Devido
a que anátema certas pessoas não se sentem à vontade em lugar
nenhum? Nem com, nem sem o sol; nem com os homens, nem sem eles...
Ignorar o bom humor - eis uma coisa desconcertante. Os homens mais
infelizes - são aqueles que não têm direito à inconsciência. Ter
uma consciência sempre alerta, redefinir sem parar suas relações
com o mundo, viver numa tensão perpétua do conhecimento - isto nos
leva a estar perdidos para a vida. Não vive acaso o homem a tragédia
de um animal constantemente insatisfeito, suspenso entre a vida e a
morte? Minha condição humana irrita-me profundamente. Se pudesse,
eu renunciaria a ela sem pensar duas vezes; o que me tornaria então?
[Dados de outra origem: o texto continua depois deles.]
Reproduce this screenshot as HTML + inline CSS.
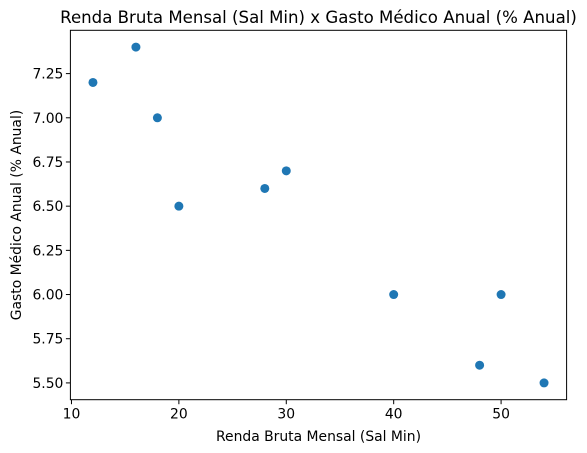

Um animal? Não há marcha à ré possível. Além disto, eu
arriscaria de me tornar um animal consciente da história da
filosofia. Tornar-se um super-homem me parece uma impossibilidade e
idiotice, um fantasma risível. A solução - aproximativa,
certamente - não residiria numa espécie de supra-consciência? Não
se poderia viver para além (e não aquém, no sentido da
animalidade) de todas as formas complexas da consciência, dos
suplícios e das ansiedades, dos problemas nervosos e das
experiências espirituais, numa esfera de existência em que a
ascensão à eternidade deixaria de ser um simples mito? Naquilo que
me diz respeito, eu renuncio à humanidade: não posso, nem quero,
permanecer humano. O que me restaria a fazer enquanto tal - servir um
sistema social e político, ou ainda, causar a infelicidade de uma
pobre garota? Trilhar as inconsequências dos vários sistemas
filosóficos ou dedicar-me a realizar um ideal moral e estético?
Tudo isto me pareceria ridículo - nada poderia me tentar. Eu
renuncio à minha condição de homem, sob o risco de me encontrar
sozinho nos degraus que quero subir. Acaso já não estou sozinho
neste mundo do qual nada espero? Para além das aspirações e ideais
correntes, uma supra-consciência forneceria, provavelmente, um
espaço em que se possa respirar. Ébrio de eternidade, eu esqueceria
a futilidade deste mundo; nada mais viria atrapalhar um êxtase em
que o ser seria tão puro e imaterial quando o não-ser.